The University of Arkansas at Little Rock’s Business Innovations Clinic provides free legal services to entrepreneurs while helping law students learn the ropes before graduation. 

The clinic is finishing its fourth year, but “it still feels new,” Director Kim Vu-Dinh told Arkansas Business. She is also an assistant professor at the William H. Bowen School of Law, which received a $1 million grant from the Arkansas attorney general’s office in 2016 to create the clinic.

“It is a legal clinic where students work directly with entrepreneurs who are starting or trying to build capacity in a small business. And so my students specifically provide transactional legal services,” she said. “So everything from filing/registering trademarks and copyright to drafting agreements, to helping them figure out what kind of notifications they need on their websites.

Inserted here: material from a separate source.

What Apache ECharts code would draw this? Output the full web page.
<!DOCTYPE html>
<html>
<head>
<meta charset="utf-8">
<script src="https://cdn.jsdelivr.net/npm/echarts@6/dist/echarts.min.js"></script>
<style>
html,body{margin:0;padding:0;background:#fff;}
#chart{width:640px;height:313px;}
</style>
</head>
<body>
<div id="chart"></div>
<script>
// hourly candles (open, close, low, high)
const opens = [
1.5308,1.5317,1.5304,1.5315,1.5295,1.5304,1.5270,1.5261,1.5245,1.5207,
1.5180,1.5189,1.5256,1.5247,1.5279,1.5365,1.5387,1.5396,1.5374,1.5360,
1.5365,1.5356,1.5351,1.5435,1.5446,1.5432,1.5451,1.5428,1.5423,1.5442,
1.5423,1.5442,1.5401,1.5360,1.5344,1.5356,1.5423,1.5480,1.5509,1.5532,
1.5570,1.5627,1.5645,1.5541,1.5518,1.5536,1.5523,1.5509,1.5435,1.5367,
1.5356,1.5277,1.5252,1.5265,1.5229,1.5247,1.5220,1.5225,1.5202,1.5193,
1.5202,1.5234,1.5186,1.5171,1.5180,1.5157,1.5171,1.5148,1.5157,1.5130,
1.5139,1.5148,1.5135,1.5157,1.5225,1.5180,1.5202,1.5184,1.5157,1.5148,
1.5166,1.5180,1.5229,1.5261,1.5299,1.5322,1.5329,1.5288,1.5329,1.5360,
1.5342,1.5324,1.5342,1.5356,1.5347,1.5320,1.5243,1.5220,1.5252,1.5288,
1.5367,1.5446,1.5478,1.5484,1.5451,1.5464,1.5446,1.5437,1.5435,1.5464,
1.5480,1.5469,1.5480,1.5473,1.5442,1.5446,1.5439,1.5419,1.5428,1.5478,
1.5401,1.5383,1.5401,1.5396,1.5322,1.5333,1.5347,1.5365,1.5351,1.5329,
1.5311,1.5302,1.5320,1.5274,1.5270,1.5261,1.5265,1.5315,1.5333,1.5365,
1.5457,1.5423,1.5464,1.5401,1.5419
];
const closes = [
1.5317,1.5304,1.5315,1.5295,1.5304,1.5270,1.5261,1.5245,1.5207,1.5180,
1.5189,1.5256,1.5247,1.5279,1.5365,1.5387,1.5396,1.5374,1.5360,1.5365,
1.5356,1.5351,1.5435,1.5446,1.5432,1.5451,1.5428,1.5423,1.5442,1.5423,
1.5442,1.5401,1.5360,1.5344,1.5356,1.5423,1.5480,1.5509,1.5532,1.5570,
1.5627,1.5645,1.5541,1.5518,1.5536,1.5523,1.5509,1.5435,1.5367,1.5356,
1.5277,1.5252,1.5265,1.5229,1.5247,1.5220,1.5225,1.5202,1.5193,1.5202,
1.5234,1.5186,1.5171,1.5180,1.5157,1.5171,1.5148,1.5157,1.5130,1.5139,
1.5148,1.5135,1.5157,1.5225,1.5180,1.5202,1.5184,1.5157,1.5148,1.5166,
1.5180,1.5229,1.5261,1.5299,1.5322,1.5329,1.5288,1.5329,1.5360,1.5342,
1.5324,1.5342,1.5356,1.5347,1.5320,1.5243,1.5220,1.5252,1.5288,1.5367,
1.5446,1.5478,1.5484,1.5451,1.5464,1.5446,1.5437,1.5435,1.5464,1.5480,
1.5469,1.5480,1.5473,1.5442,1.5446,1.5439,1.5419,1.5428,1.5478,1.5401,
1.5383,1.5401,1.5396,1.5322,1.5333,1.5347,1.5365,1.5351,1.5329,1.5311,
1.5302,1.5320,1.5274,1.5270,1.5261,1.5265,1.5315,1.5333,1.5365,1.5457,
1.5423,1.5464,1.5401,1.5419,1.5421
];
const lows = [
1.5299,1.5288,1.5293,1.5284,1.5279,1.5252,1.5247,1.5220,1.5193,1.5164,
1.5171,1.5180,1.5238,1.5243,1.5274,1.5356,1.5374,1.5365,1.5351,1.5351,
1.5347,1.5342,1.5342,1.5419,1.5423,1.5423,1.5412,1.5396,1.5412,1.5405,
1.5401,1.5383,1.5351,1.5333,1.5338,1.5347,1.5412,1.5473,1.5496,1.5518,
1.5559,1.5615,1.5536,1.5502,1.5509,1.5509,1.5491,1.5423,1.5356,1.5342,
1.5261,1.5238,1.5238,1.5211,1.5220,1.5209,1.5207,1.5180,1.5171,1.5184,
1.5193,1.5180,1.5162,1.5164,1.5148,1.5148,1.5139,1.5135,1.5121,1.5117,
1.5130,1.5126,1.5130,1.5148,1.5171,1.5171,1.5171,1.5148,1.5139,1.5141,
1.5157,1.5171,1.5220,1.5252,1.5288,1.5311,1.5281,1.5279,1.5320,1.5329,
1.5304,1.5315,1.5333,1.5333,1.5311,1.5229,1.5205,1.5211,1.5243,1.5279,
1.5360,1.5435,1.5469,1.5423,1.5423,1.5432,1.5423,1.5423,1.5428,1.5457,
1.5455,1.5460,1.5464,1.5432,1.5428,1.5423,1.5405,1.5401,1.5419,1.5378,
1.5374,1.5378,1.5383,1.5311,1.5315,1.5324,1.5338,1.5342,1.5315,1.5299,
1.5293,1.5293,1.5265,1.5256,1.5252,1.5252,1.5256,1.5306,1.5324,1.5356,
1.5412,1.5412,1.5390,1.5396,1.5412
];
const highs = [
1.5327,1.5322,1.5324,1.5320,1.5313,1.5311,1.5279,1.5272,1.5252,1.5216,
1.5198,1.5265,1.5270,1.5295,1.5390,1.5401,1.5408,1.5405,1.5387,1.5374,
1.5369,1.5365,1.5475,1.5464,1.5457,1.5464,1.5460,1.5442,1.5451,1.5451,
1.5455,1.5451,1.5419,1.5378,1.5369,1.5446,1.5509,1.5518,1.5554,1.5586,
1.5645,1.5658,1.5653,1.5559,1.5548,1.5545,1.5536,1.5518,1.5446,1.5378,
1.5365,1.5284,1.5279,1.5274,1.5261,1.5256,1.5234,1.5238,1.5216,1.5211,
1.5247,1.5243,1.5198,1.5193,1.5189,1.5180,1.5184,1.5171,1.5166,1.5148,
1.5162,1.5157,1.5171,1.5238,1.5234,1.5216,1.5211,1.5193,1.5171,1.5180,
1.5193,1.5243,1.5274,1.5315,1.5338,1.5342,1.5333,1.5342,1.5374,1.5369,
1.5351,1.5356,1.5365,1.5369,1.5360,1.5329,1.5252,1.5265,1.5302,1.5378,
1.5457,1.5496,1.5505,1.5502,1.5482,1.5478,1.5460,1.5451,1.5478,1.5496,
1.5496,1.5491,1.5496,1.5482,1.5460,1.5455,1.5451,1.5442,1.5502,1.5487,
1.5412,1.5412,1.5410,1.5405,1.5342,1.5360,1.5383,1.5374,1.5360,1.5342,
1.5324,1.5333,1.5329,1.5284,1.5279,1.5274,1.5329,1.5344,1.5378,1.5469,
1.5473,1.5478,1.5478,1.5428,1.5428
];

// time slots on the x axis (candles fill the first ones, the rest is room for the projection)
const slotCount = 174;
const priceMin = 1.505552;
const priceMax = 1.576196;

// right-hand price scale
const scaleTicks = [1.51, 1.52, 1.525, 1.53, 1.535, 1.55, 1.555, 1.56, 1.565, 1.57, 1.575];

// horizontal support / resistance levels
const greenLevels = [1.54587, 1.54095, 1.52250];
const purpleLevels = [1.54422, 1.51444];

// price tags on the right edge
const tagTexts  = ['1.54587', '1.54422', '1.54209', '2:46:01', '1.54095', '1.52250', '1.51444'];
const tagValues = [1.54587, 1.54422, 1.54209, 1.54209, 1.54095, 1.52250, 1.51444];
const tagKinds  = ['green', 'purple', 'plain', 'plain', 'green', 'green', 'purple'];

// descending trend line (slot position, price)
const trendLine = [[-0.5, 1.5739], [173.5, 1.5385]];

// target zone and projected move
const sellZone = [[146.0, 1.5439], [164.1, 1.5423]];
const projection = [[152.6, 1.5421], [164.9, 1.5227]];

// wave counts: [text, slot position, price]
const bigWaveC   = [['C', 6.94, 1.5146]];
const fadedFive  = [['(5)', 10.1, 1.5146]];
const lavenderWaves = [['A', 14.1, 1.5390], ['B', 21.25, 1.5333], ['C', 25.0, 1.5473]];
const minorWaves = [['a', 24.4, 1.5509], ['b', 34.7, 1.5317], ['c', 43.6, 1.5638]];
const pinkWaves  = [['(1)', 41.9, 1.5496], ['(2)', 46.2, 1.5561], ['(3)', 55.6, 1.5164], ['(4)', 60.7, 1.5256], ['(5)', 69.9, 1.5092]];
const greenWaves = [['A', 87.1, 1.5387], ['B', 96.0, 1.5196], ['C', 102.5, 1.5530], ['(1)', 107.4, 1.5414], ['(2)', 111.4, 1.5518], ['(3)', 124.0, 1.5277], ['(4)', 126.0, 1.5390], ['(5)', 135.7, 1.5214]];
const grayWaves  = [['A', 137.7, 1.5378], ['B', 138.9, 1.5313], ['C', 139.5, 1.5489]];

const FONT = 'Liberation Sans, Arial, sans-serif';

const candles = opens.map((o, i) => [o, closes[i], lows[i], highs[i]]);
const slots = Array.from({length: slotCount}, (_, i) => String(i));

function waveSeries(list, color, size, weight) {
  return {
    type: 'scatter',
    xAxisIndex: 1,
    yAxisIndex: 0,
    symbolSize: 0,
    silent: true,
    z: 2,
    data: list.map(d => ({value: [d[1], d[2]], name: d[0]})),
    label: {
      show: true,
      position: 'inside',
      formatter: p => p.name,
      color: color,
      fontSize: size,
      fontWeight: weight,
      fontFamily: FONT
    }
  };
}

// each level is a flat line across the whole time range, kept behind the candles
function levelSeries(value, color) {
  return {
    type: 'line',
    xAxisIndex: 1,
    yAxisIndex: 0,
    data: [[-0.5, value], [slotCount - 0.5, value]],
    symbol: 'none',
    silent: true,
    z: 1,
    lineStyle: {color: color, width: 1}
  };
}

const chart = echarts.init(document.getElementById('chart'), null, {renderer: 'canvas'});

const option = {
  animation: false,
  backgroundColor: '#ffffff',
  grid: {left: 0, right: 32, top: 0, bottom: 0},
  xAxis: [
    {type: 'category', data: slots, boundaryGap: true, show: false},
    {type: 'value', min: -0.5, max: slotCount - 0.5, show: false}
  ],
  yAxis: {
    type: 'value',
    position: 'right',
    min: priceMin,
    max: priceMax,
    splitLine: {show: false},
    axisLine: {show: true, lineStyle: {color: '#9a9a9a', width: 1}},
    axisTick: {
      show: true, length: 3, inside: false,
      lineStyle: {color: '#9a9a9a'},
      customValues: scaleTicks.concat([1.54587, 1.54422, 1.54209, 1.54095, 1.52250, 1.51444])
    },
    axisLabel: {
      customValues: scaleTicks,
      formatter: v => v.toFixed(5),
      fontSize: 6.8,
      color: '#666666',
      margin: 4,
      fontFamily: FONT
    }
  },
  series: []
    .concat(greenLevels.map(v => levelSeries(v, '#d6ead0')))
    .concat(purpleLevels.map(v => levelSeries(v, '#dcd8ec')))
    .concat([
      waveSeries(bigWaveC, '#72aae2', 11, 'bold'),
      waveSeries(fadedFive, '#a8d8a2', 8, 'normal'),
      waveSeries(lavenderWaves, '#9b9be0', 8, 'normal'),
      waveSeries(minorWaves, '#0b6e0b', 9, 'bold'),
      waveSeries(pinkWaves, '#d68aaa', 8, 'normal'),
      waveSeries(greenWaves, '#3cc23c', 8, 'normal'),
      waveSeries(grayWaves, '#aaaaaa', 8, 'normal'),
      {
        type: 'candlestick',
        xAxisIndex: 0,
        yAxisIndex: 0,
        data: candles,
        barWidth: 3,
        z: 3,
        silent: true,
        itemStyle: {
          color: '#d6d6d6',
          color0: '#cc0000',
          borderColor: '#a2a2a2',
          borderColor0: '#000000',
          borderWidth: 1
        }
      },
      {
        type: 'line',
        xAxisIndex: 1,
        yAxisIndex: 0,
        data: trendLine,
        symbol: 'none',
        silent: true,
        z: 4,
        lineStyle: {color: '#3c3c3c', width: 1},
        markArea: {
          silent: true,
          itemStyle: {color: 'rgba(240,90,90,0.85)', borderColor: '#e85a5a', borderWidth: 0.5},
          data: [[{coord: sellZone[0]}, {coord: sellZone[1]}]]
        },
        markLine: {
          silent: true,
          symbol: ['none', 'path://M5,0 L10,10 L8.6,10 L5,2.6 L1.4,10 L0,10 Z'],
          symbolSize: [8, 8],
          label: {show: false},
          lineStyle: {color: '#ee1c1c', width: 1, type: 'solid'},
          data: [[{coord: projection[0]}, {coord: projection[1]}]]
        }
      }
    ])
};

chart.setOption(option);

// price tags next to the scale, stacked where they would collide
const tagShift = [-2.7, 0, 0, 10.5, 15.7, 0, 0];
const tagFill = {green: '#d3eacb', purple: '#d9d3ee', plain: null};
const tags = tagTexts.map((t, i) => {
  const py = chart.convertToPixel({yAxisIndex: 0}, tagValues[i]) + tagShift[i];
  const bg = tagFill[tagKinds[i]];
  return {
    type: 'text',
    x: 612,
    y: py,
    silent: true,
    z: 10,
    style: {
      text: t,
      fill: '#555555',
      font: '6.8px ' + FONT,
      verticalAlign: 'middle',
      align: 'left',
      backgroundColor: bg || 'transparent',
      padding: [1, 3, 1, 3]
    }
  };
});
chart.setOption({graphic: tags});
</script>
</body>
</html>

So it runs the gamut, but essentially we try to serve as many small businesses as we can.”

The clinic is especially focused on helping rural and minority-owned businesses, she added.

Vu-Dinh supervises her students as they provide clinic services, and requests for those services come from partners all over the state, including the Arkansas Small Business Technology and Development Center at UA Little Rock, the Arkansas Regional Innovation Hub in North Little Rock and Go Forward Pine Bluff. 

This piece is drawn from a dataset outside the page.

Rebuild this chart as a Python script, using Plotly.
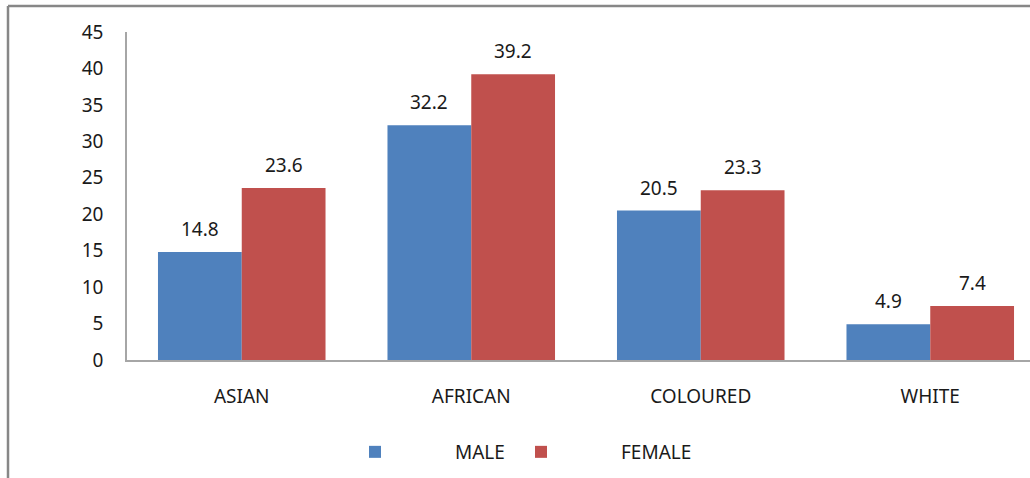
import plotly.graph_objects as go

categories = ["ASIAN", "AFRICAN", "COLOURED", "WHITE"]
male = [14.8, 32.2, 20.5, 4.9]
female = [23.6, 39.2, 23.3, 7.4]
y_ticks = [0, 5, 10, 15, 20, 25, 30, 35, 40, 45]

BLUE = "#4F81BD"
RED = "#C0504D"
FONT = "Noto Sans"
TXT = "#1a1a1a"
FS = 19

W, H = 1030, 478
L, R, T, B = 127, 0, 32, 118
pw, ph = W - L - R, H - T - B
cat_px = 229.5
x_hi = pw / cat_px - 0.5

fig = go.Figure()
fig.add_bar(x=categories, y=male, name="MALE", legendwidth=1,
            marker=dict(color=BLUE, line_width=0))
fig.add_bar(x=categories, y=female, name="FEMALE", legendwidth=90,
            marker=dict(color=RED, line_width=0))

bar_px = cat_px * (1 - 0.27) / 2
for vals, sh in ((male, -bar_px / 2), (female, bar_px / 2)):
    for c, v in zip(categories, vals):
        fig.add_annotation(x=c, y=v, text=f"{v:.1f}", showarrow=False,
                           xshift=sh, yshift=8, yanchor="bottom",
                           font=dict(family=FONT, size=FS, color=TXT))

# outer frame (left and top edges visible in the cropped reference)
fx = (8 - L) / pw
fy = 1 + (T - 6) / ph
fig.add_shape(type="line", xref="paper", yref="paper", x0=fx, x1=fx, y0=fy, y1=-B / ph - 0.01,
              line=dict(color="#878787", width=2.5))
fig.add_shape(type="line", xref="paper", yref="paper", x0=fx, x1=1.01, y0=fy, y1=fy,
              line=dict(color="#878787", width=2.5))

fig.update_layout(
    width=W, height=H,
    margin=dict(l=L, r=R, t=T, b=B, pad=0),
    paper_bgcolor="white", plot_bgcolor="white",
    barmode="group", bargap=0.27, bargroupgap=0,
    font=dict(family=FONT, size=FS, color=TXT),
    showlegend=True,
    legend=dict(orientation="h", x=(295 - L) / pw, xanchor="left",
                y=(360 - 452) / ph, yanchor="middle",
                font=dict(family=FONT, size=FS, color=TXT),
                itemwidth=150, entrywidthmode="pixels",
                bgcolor="rgba(0,0,0,0)", borderwidth=0),
    xaxis=dict(range=[-0.5, x_hi], showgrid=False, showline=True, linecolor="#a6a6a6",
               linewidth=1.5, ticks="", ticklabelstandoff=18, zeroline=False,
               tickfont=dict(family=FONT, size=FS, color=TXT)),
    yaxis=dict(range=[0, 45], tickvals=y_ticks, showgrid=False, showline=True,
               linecolor="#a6a6a6", linewidth=1.5, ticks="", ticklabelstandoff=18,
               zeroline=False, tickfont=dict(family=FONT, size=FS, color=TXT)),
)

fig.write_html("out.html")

“We are kind of like the icing on the cake, and it happens to be inexpensive icing on the cake, but without those partnerships we could not help our clients succeed,” she said.

Vu-Dinh said the clinic, an accredited course, is one way the Bowen School gives students the “hands-on education” that makes it an “incredibly special” school. Each student takes on about three projects per semester. 

Since its founding, the clinic has helped a few hundred entrepreneurs, Vu-Dinh said. What’s more, it works virtually with clients — a practice that began even before the pandemic accelerated the trend. It’s also paperless.

Clinics like this one are trending nationwide, Vu-Dinh said, becoming more common across the country over the past decade, although most law clinics remain focused on helping clients with litigation.

“There is a perception that people who have businesses have money. And that’s just not true,” she said. “Also, a lot of nonprofits provide huge important services to society, and they don’t get free services anywhere either. And so more and more, transactional clinics are something that is considered a public interest service.”